UMKM Bingung Soal Modal? Platform Equity Crowdfunding Bisa Jadi Alternatif

Kemajuan teknologi memberikan pelaku UMKM banyak kemudahan untuk mendapat pendanaan. Salah satunya melalui Equity Crowdfunding.

CEO Bizhare, Heinrich Vincent. Foto: Twitter/@Vincentbizhare

apahabar.com, JAKARTA – CEO Bizhare Heinrich Vincent mengungkapkan saat ini Usaha Mikro Kecil Menengah (UMKM) masih ditemukan mengalami kesulitan dalam hal akses permodalan.

Meski begitu, perkembangan teknologi saat ini seharusnya dapat dimanfaatkan pelaku UMKM untuk mencari pendanaan. Salah satunya dapat menggunakan platform Equity Crowdfunding (ECF). Dengan begitu, UMKM dapat mulai mengurangi mencari modal usaha melalui institusi perbankan.

“Melalui ECF, UMKM tidak perlu lagi pusing mencari Investor atau capital venture yang mau berinvestasi,” ujarnya dalam Diskusi Bisnis Layak Investasi secara Virtual di Jakarta, Selasa (4/10).

Berdasarkan peraturan OJK No.37/POJK.04/2018 Pasal 1 Ayat 1, ECF merupakan penyelenggara layanan penawaran saham yang dilakukan oleh penerbit untuk menjual saham secara langsung kepada pemodal melalui jaringan sistem elektronik yang bersifat terbuka.

Melalui platform tersebut, memungkinkan pemilik UMKM mendapat modal dari pendanaan dalam bentuk penjualan saham tanpa melalui bursa efek.

“Pendanaannya akan seperti di bursa efek. Karena itu, UMKM harus terbuka secara keuangan kepada investor,” imbuhnya.

Hal ini menjadi peluang bagi sebanyak 64 juta UMKM di Indonesia agar bisa mengembangkan diri menjadi naik kelas.

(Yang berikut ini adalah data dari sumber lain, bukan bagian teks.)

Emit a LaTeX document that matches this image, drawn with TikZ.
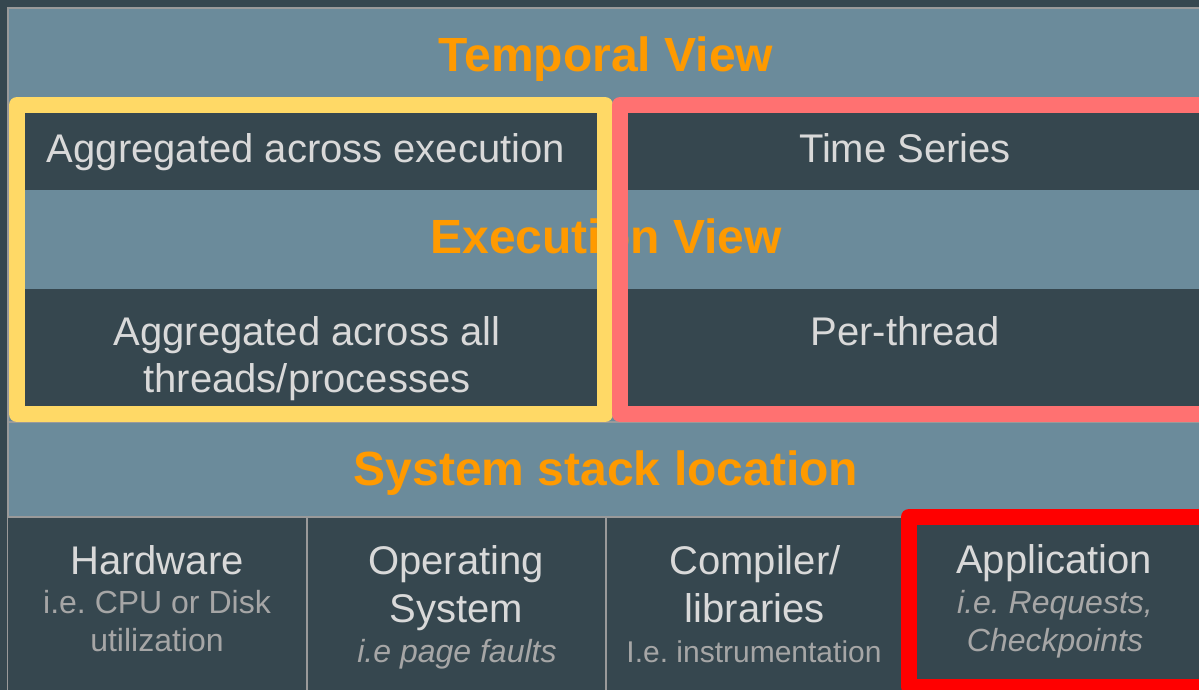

Seperti yang diketahui, bahwa UMKM memiliki kontribusi besar dalam Produk Domestik Bruto (PDB) dengan persentase mencapai 61 persen. UMKM juga berkontrubusi besar sebagai penyerap tenaga kerja di Indonesia dengan daya serap mencapai 97 persen.

“Tapi, banyak UMKM yang masih menghadapi kendala untuk pendaftaran ECF,” ungkapnya.

Banyak UMKM di Indonesia, yang masih belum memiliki literasi dalam hal pencatatan keuangan dari kegiatan bisnisnya. Kegiatan pencatatan keuangan ini penting, untuk menyampaikan keadaan keuangannya secara terorganisir, sehingga dapat menarik kepercayaan dari investor.

“Kebanyakan pelaku bisnis masih menggunakan pencatatan secara tradisional, bahkan ada yang belum pernah catat keuangan,” kata Vincent sapaanya.

Tantangan lain yang dihadapi UMKM adalah kepekaan pelaku usaha terhadap penentuan waktu untuk mendaftarkan diri pada platform ECF. Vincent mencontohkan perusahaan travel yang mencoba datar pada ECF, saat pandemi dan berakhir dengan tidak mendapat pendanaan.

“Kalau seperti itu investor juga tidak mau investasi ke perusahaan travel yang waktu itu sedang ditutup pemerintah,” jelasnya.

Masalah terakhir yang sering dilakukan oleh pelaku UMKM yang ingin mendaftar adalah menyampaikan catatan keuangan yang sedang merugi. UMKM perlu memerhatikan catatan keuangannya.

Untuk menarik perhatian investor maka harus dipastikan dapat memberi profit. Alasannya, kata Vincent, bagi investor risiko penanaman modal berada di pihak UMKM, lebih tinggi dari pada pembelian kepemilikan atau saham di perusahaan besar.

“Harus diingat bahwa UMKM bukan startup, jadi pelaku usaha harus memastikan bisnisnya untung,” pungkasnya.